Dueñas was in a meeting with labor leaders at San Isidro, Bunawan, in Davao City when soldiers from the Philippine Constabulary raided the place they were in. Two unionists were shot outright, while Dueñas and five others were taken in a vehicle. Their bodies were found in a funeral parlor the next day.
Librado, a graduate of the University of Mindanao in Davao City, was a certified public accountant who studied law for two years. He worked in a bank and got married in 1971. But union organizing became his calling and, with Hernando Cortez (also a Bantayog honoree), he plunged head on in creating a Mindanao-wide workers’ organization.
In December 1984, Librado and his wife Marlene were arrested, with Librado tortured and held in solitary confinement. Because of international pressure, the couple were released in 1985.
After the fall of the Marcoses in 1986, Librado called for the release of political prisoners, as well as justice for victims of martial law. In 1992, he won as councilor of Davao’s first district, but served for only 54 days. He died of aneurysm in August that year.
From a military family
James M. Orbe’s father was a member of the US Armed Forces in the Far East during World War II, who later became chief of police in Iligan City. Four of Orbe’s 12 siblings also joined military service, but that did not stop this mechanical engineering student from joining student rallies protesting pre-board exam reviews and the commercialization of education.
Orbe went back to Iligan in 1970 to organize students, farmers, workers and Moro communities in the Lanao provinces. A year later, he left Iligan for Isabela in Luzon where he organized barrio folk to resist militarization during the Marcos dictatorship. In a military raid in February 1974, he and his comrades were gunned down despite having raised their arms in surrender.
Escape from prison
An honor student and scholar at the University of the Philippines, Pinguel became involved in several organizations, among them, the Kabataang Makabayan. The fiery speaker also became part of the 1971 Diliman Commune at UP.
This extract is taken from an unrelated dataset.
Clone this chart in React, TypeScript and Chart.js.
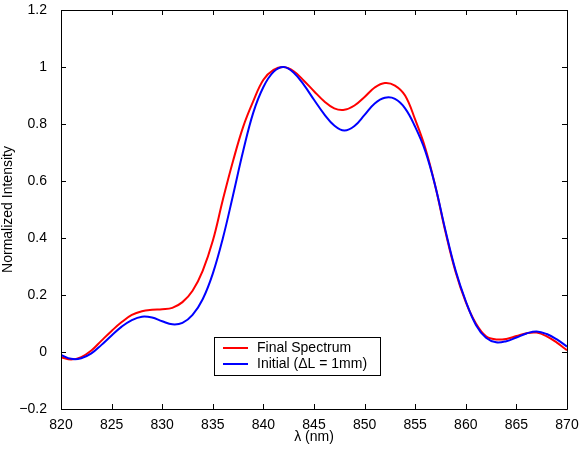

Because of his underground political activities, Pinguel was arrested, tortured and detained twice. The first time he was held in 1973, he and eight others later made a dramatic escape from Camp Vicente Lim in Laguna. He was again arrested and tortured in 1980, and detained for five years at Camp Bagong Diwa in Bicutan, Taguig.
Despite the release of several political prisoners in 1981 before the visit of Pope John Paul II, Pinguel was released only in 1985. He later helped build up the Bagong Alyansang Makabayan.
Narrowly escaping an abduction attempt, Pinguel accepted the offer of Amnesty International for a speaking tour abroad. He applied for political asylum in the United States, where he continued his advocacies in North America. He died of a heart attack in 2017 at 67.
Born in Bohol, Principe grew up in a tough neighborhood ruled by gangs and rogue policemen in Caloocan City. To protect themselves, Principe and his brothers learned martial arts, which enabled him to work abroad and tour the world. He was in London in 1970 when he heard of the First Quarter Storm in Manila and decided to go home.
Principe enrolled in journalism at Lyceum of the Philippines where student activism was strong. Heeding the call to “learn from the masses,” he left school and lived in urban poor communities in Metro Manila. To avoid arrest in 1972 when martial law was declared, he went to the Cordilleras where he became known as Ka Wadi, the karate expert.
He died during a Philippine Constabulary operation. He was only 28. It is said that the soldiers cut off his head and presented it to their commander who ordered that it be brought back and buried with his body.
The local folk performed a cleansing ritual and buried Principe’s body in the mountain where it remains to this day.
Three Bantayog honorees of previous years—Cristina F. Catalla, Cesar C. Climaco and Alexander L. Orcullo—will also be specially honored today.
The seven new honorees bring to 305 the names of heroes engraved on Bantayog’s Wall of Remembrance, a fitting tribute to those who risked life and freedom to oppose the authoritarian rule of then President Ferdinand Marcos.